I'll skip the arguments against casinos in general--the invitation to organized crime, the effect on morality and the family, the cost in social and safety terms, etc. Even if you think casinos are the quick fix that Saipan needs for its economy, you should vote NO on this Saipan Casino Act.
The Act's design does not contribute to its goal.
1. The goal is to attract tourists and boost the economy. The act creates a monopoly for casino operation. There will be no competition, no other investment companies raising the bar for better, cleaner, prettier casinos. One investment company will get the one and only license available to operate casinos in Saipan. In the states, Indian casinos get a monopoly on their reservations, but ONLY IF the state allows investment by anyone in casinos that operate in the state. There's no state-wide monopoly. (Indian Regulatory Gaming Act.) Competition fosters better services. If the purpose is to attract tourists, we would need the best services, the ones created by competition.
The act gives more in CNMI-funded benefits than it gets.
2. The money to be generated by fees and permits ($550,000 per annum) will be needed for the cost of the new regulatory commission created. (per annum--$336,000 for 7 commissioners; approx. $100,000 for the executive director and treasurer; approx. $100,000 for support staff, legal and computer/technical services; approx. $14,000 for power, water, telephone, internet, supplies like paper, pens, printer ink cartridges; and nothing for furniture and capital assets, space rental & maintenance, insurance, alarm systems, etc.).
3. The money to be generated by the gross revenue tax is less than the value of the public land lease given. The act says that MPLA has to lease public land to the casino for $1.00 per year. In the past, MPLA and its predecessors set rents for public lands at a percentage of gross revenue, and set those rents at a much higher rate than 1%. So the gross revenue tax is really just a cheap rent for the public land.
4. There's really nothing more for the public that the act generates, except fines and penalties.
5. The salaries/money for the commissioners, executive director, treasurer, and staff comes from the casino that they regulate. And under the act, these officials are allowed to have shares in the casino. How independent will such a regulatory commission be?
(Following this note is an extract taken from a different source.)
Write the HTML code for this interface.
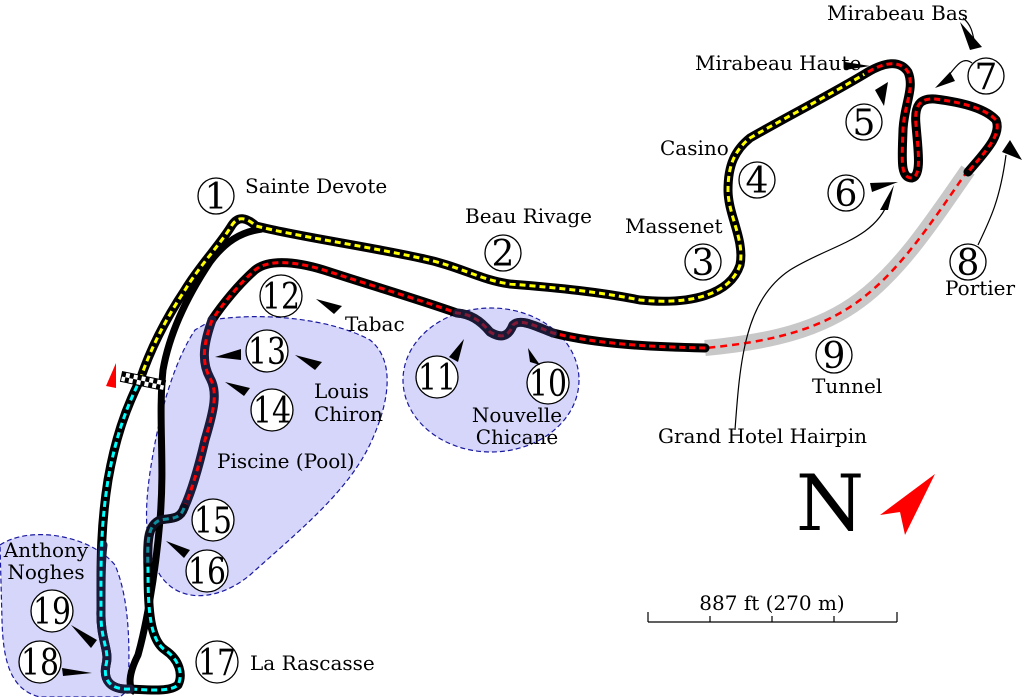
<!DOCTYPE html>
<html><head><meta charset="utf-8"><style>
html,body{margin:0;padding:0;background:#fff}
svg{display:block}
text{font-family:"DejaVu Serif","Liberation Serif",serif;fill:#000}
.n{font-size:36px;text-anchor:middle}
.l{font-size:20px}
</style></head><body>
<svg width="1024" height="697" viewBox="0 0 1024 697">
<g fill="#d6d6fa" stroke="#1a1aa0" stroke-width="1.2" stroke-dasharray="5,3">
<path d="M212,320 C260,312 330,318 370,340 C395,360 390,400 372,440 C350,490 300,530 250,575 C220,600 180,605 160,575 C142,545 145,500 152,460 C160,410 175,360 195,330 Z"/>
<ellipse cx="491" cy="380" rx="88" ry="72"/>
<path d="M0,545 C30,525 90,535 115,565 C130,600 130,650 128,690 L120,697 L40,697 C10,690 3,660 2,620 Z"/>
</g>
<path d="M968,170 C930,225 900,270 860,300 C820,330 770,342 705,348" fill="none" stroke="#c8c8c8" stroke-width="16"/>
<path d="M968,170 C930,225 900,270 860,300 C820,330 770,342 705,348" fill="none" stroke="#f00" stroke-width="2.5" stroke-dasharray="7,5"/>
<path d="M262,229 C240,232 225,242 210,262 C190,292 170,330 163,370 C158,420 165,460 160,520 C155,580 145,630 138,655 C128,675 128,688 135,692" fill="none" stroke="#000" stroke-width="7"/>
<g fill="none" stroke-linecap="round" stroke-linejoin="round">
<path d="M140,380 C150,350 165,320 185,290 C200,265 220,245 232,225 C238,216 246,217 256,226 C300,237 360,245 420,258 C460,266 480,280 510,284 C560,288 600,292 640,300 C690,305 730,295 740,265 C745,240 728,215 728,190 C728,165 735,150 750,138 C790,115 830,95 868,72" stroke="#000" stroke-width="9"/>
<path d="M140,380 C150,350 165,320 185,290 C200,265 220,245 232,225 C238,216 246,217 256,226 C300,237 360,245 420,258 C460,266 480,280 510,284 C560,288 600,292 640,300 C690,305 730,295 740,265 C745,240 728,215 728,190 C728,165 735,150 750,138 C790,115 830,95 868,72" stroke="#ff0" stroke-width="3" stroke-dasharray="6,4" stroke-linecap="butt"/>
<path d="M868,72 C885,62 900,60 908,72 C915,88 904,105 903,130 C902,160 900,178 912,178 C922,176 918,150 916,125 C914,105 920,98 935,99 C960,102 985,108 996,120 C1002,135 985,152 968,172" stroke="#000" stroke-width="9"/>
<path d="M868,72 C885,62 900,60 908,72 C915,88 904,105 903,130 C902,160 900,178 912,178 C922,176 918,150 916,125 C914,105 920,98 935,99 C960,102 985,108 996,120 C1002,135 985,152 968,172" stroke="#f00" stroke-width="3" stroke-dasharray="6,4" stroke-linecap="butt"/>
<path d="M705,348 C660,347 600,345 553,333 C535,326 520,318 513,325 C508,338 500,338 490,332 C480,320 470,314 457,313 C420,300 370,285 330,272 C300,262 270,258 255,270 C238,285 222,305 212,320" stroke="#000" stroke-width="9"/>
<path d="M705,348 C660,347 600,345 553,333 C535,326 520,318 513,325 C508,338 500,338 490,332 C480,320 470,314 457,313 C420,300 370,285 330,272 C300,262 270,258 255,270 C238,285 222,305 212,320" stroke="#f00" stroke-width="3" stroke-dasharray="6,4" stroke-linecap="butt"/>
<path d="M553,333 C535,326 520,318 513,325 C508,338 500,338 490,332 C480,320 470,314 457,313" stroke="#2a2a5a" stroke-width="9" opacity="0.6"/>
<path d="M212,320 C205,340 200,360 210,378 C218,392 214,410 205,440 C198,470 190,495 184,508" stroke="#1a1a3a" stroke-width="9"/>
<path d="M212,320 C205,340 200,360 210,378 C218,392 214,410 205,440 C198,470 190,495 184,508" stroke="#f00" stroke-width="3" stroke-dasharray="6,4" stroke-linecap="butt"/>
<path d="M184,508 C180,520 170,518 160,520 C148,525 147,540 148,570 C148,610 150,640 165,650 C180,660 183,675 178,685 C170,692 150,690 130,689" stroke="#000" stroke-width="9"/>
<path d="M184,508 C180,520 170,518 160,520 C148,525 147,540 148,570 C148,610 150,640 165,650 C180,660 183,675 178,685 C170,692 150,690 130,689" stroke="#0ff" stroke-width="3" stroke-dasharray="6,4" stroke-linecap="butt"/>
<path d="M184,508 C180,520 170,518 160,520 C148,525 147,540 148,560" stroke="#1a1a3a" stroke-width="9" opacity="0.5"/>
<path d="M130,689 C110,690 103,680 106,665 C110,650 100,640 101,610 C101,570 100,530 108,480 C115,440 125,410 140,380" stroke="#000" stroke-width="9"/>
<path d="M130,689 C110,690 103,680 106,665 C110,650 100,640 101,610 C101,580 101,560 103,545" stroke="#1a1a3a" stroke-width="9"/>
<path d="M130,689 C110,690 103,680 106,665 C110,650 100,640 101,610 C101,570 100,530 108,480 C115,440 125,410 140,380" stroke="#0ff" stroke-width="3" stroke-dasharray="6,4" stroke-linecap="butt"/>
</g>
<g transform="translate(143,381) rotate(12)">
<rect x="-22" y="-5" width="44" height="10" fill="#fff" stroke="#000" stroke-width="1"/>
<path d="M-22,-5h4v5h-4zM-14,-5h4v5h-4zM-6,-5h4v5h-4zM2,-5h4v5h-4zM10,-5h4v5h-4zM18,-5h4v5h-4zM-18,0h4v5h-4zM-10,0h4v5h-4zM-2,0h4v5h-4zM6,0h4v5h-4zM14,0h4v5h-4z" fill="#000"/>
</g>
<polygon points="116,363 116,388 106,386" fill="#f00"/>
<g fill="#fff" stroke="#000" stroke-width="1.3">
<circle cx="216" cy="196" r="18"/><circle cx="503" cy="253" r="18"/><circle cx="703" cy="262" r="18"/><circle cx="757" cy="180" r="18"/><circle cx="864" cy="122" r="18"/><circle cx="846" cy="193" r="18"/><circle cx="986" cy="76" r="18"/><circle cx="968" cy="262" r="18"/><circle cx="834" cy="355" r="18"/><circle cx="548" cy="383" r="21"/><circle cx="437" cy="377" r="21"/><circle cx="281" cy="296" r="21"/><circle cx="267" cy="351" r="21"/><circle cx="272" cy="410" r="21"/><circle cx="213" cy="520" r="21"/><circle cx="207" cy="571" r="21"/><circle cx="217" cy="662" r="21"/><circle cx="40" cy="662" r="21"/><circle cx="52" cy="611" r="21"/>
</g>
<g>
<text x="216" y="209" class="n">1</text><text x="503" y="266" class="n">2</text><text x="703" y="275" class="n">3</text><text x="757" y="193" class="n">4</text><text x="864" y="135" class="n">5</text><text x="846" y="206" class="n">6</text><text x="986" y="89" class="n">7</text><text x="968" y="275" class="n">8</text><text x="834" y="368" class="n">9</text>
<text x="548" y="396" class="n" textLength="38" lengthAdjust="spacingAndGlyphs">10</text><text x="437" y="390" class="n" textLength="38" lengthAdjust="spacingAndGlyphs">11</text><text x="281" y="309" class="n" textLength="38" lengthAdjust="spacingAndGlyphs">12</text><text x="267" y="364" class="n" textLength="38" lengthAdjust="spacingAndGlyphs">13</text><text x="272" y="423" class="n" textLength="38" lengthAdjust="spacingAndGlyphs">14</text><text x="213" y="533" class="n" textLength="38" lengthAdjust="spacingAndGlyphs">15</text><text x="207" y="584" class="n" textLength="38" lengthAdjust="spacingAndGlyphs">16</text><text x="217" y="675" class="n" textLength="38" lengthAdjust="spacingAndGlyphs">17</text><text x="40" y="675" class="n" textLength="38" lengthAdjust="spacingAndGlyphs">18</text><text x="52" y="624" class="n" textLength="38" lengthAdjust="spacingAndGlyphs">19</text>
</g>
<text class="l" x="245" y="193">Sainte Devote</text>
<text class="l" x="465" y="223">Beau Rivage</text>
<text class="l" x="625" y="233">Massenet</text>
<text class="l" x="660" y="155">Casino</text>
<text class="l" x="695" y="70">Mirabeau Haute</text>
<text class="l" x="827" y="20">Mirabeau Bas</text>
<text class="l" x="945" y="295">Portier</text>
<text class="l" x="812" y="393">Tunnel</text>
<text class="l" x="658" y="443">Grand Hotel Hairpin</text>
<text class="l" x="345" y="331">Tabac</text>
<text class="l" x="314" y="398">Louis</text>
<text class="l" x="314" y="421">Chiron</text>
<text class="l" x="217" y="468">Piscine (Pool)</text>
<text class="l" x="517" y="422" text-anchor="middle">Nouvelle</text>
<text class="l" x="517" y="444" text-anchor="middle">Chicane</text>
<text class="l" x="46" y="557" text-anchor="middle">Anthony</text>
<text class="l" x="46" y="579" text-anchor="middle">Noghes</text>
<text class="l" x="250" y="670">La Rascasse</text>
<g fill="#000">
<polygon points="316,299 342,306 334,314"/>
<polygon points="215,357 241,349 241,360"/>
<polygon points="295,355 322,362 315,370"/>
<polygon points="225,382 250,388 244,396"/>
<polygon points="166,541 190,550 184,558"/>
<polygon points="71,625 97,640 91,648"/>
<polygon points="62,668 92,673 63,676"/>
<polygon points="449,357 464,339 458,362"/>
<polygon points="528,348 540,365 530,362"/>
<polygon points="845,62 870,66 845,70"/>
<polygon points="875,90 888,82 884,106"/>
<polygon points="870,183 898,182 872,192"/>
<polygon points="960,22 982,47 970,50"/>
<polygon points="935,88 950,72 955,81"/>
<polygon points="1022,160 1010,140 1002,152"/>
<polygon points="894,185 880,210 888,210"/>
</g>
<g fill="none" stroke="#000" stroke-width="1.2">
<path d="M963,18 C972,25 973,35 975,45"/>
<path d="M972,63 C962,55 955,68 945,80"/>
<path d="M978,245 C990,220 1000,200 1006,155"/>
<path d="M735,430 C740,360 745,300 790,270 C830,245 875,240 889,200"/>
</g>
<text x="830" y="530" style="font-size:78px" text-anchor="middle">N</text>
<polygon points="935,474 880,515 900,512 905,535" fill="#f00"/>
<g stroke="#000" stroke-width="1.2" fill="none">
<path d="M648,622 H897 M648,612 V622 M710,616 V622 M772,616 V622 M834,616 V622 M897,612 V622"/>
</g>
<text class="l" x="772" y="610" text-anchor="middle">887 ft (270 m)</text>
</svg>
</body></html>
How many fines and penalties are likely to generated?
The Saipan Casino Act violates the 14th Amendment of the U.S. Constitution, the CNMI's equal protection clause, and the Equal Employment Opportunity Act.
6. The Investment Corporation must be owned solely by persons of Northern Marianas Descent (NMDs), meaning only NMDs can hold shares in the company, and act as its officers and directors. The Commissioners must be NMDs--with a guaranteed majority of Chamorros on the Commission. This discriminates against U.S. citizens and foreign investors who are not NMDs. It even discriminates against Carolinians among the NMDs. This is unconstitutional.
7. The executive director and treasurer must be NMDs. The Casino must give a hiring preference to NMDs (not resident workers, just resident NMDs). The Casino must give a management/training preference to NMDs. All of this discriminates in employment based on ethnicity and violates both U.S. and CNMI constitutions and the EEO act.
8. The money generated by the act, if there is any in excess of the costs, shall be subject to appropriation by the CNMI Saipan Delegation of the legislature, but there are restrictions on the appropriation: if the money is put toward social programs, the programs can only benefit NMDs. Scholarship money--only for NMDs. Elderly benefits--only for NMDs. Utility assistance--only for NMDs. This discriminates based on ethnicity and violates both the U.S. and CNMI Constitutions.
Why do we want a law that excludes lawful citizens and discriminates against them? When our Chamorro and Carolinian citizens go to the states, we don't want them to be discriminated against--we'll count on that equal protection guarantee for fair treatment. Why should it be different here? Why do we think a big, fat special interest law is the ticket to our improvement?
Even if you think casinos are the wave of the future for Saipan, the initiative on the November 2007 ballot will only cause problems. Vote No on the Saipan Casino Act.